Sábado passado foi meu dia de conhecê-lo pessoalmente, após alguns contatos por telefone. Estava diante do espelho do banheiro, com a porta aberta, quando um pequeno vulto passou voando pela porta e imediatamente retornou, ficando diante dela, com os braços abertos, um sorriso espontâneo e largo, e o grito a todo pulmão: “Tio Dodôôôôôô!!!!!” E saltou em meus braços dentro do banheiro. Claro que não contive as lágrimas... Em seguida entrou Luiz Carlos, dizendo que, mal conseguira parar o carro e ele já desceu e forçou o portão fazendo sinal de silêncio com o dedo nos lábios. E entrou correndo pela casa que não conhecia, em busca do tio que não conhecia. Foram três dias inesquecíveis, com uma centena de fotos, comidinha japonesa que ele provou usando os palitinhos –hashi, churrasco, dias inteiros dentro da piscina usando minhas costas como trampolim, chocolates, torta alemã, conheceu o Farândola, fez passeios por Boa Viagem, feirinha típica... Uffa! E ainda ganhou um lindo filhote de Mastim Napolitano para guardar sua nova casa. Choramos todos quando partiu, prometendo voltar qualquer dia desses.
Para um texto de blogg, ficaria muito extenso contar todas as histórias de raça, destemor, fé e confiança na vida, que sei de Luiz Carlos.
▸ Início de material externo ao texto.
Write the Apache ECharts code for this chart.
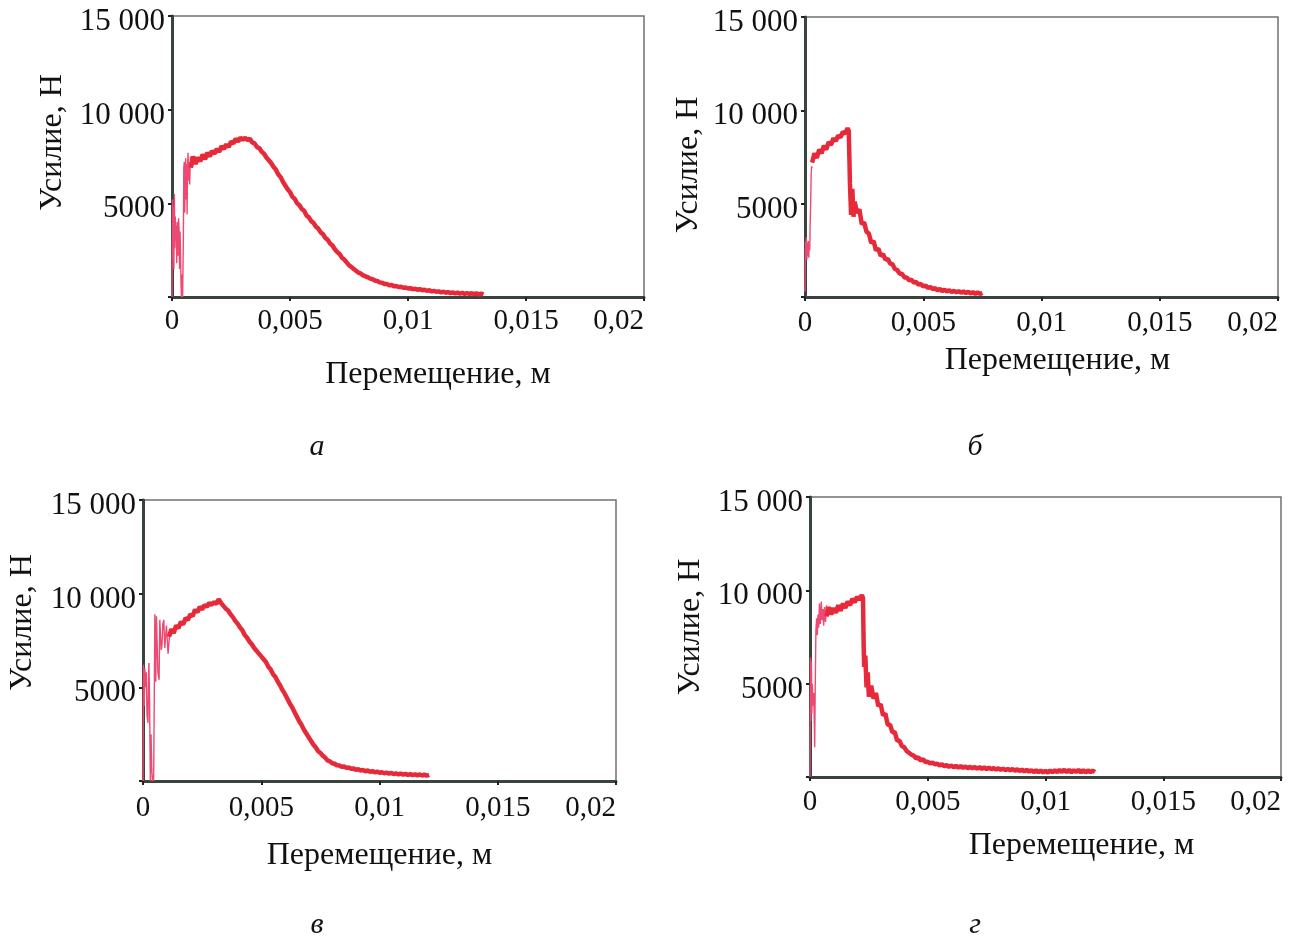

E de Xuxu?!... Como aquela sua estocada nos Senadores da República em pleno Salão de Imprensa do Congresso Nacional?!...
Permitam-me então, antes de encerrar, citar uma pequena parte da Carta da Paraíba, escrita pelos participantes quando do encerramento do Riso da Terra:
“Cultivemos o riso, mas, não um riso que discrimine o outro pela sua cor, religião, etnia, gostos e costumes. Cultivemos o riso para celebrar as nossas diferenças. Um riso que seja como a própria vida: Múltiplo, diverso, generoso. Enquanto rirmos, estaremos em paz.”

1 comment:

liliana miranda said...

Foi legal ter conhecido o Luiz e o Francisco.. pena que nao tivemos oportundade para conversarmos com mais calma.. espero por novas oportunidades!!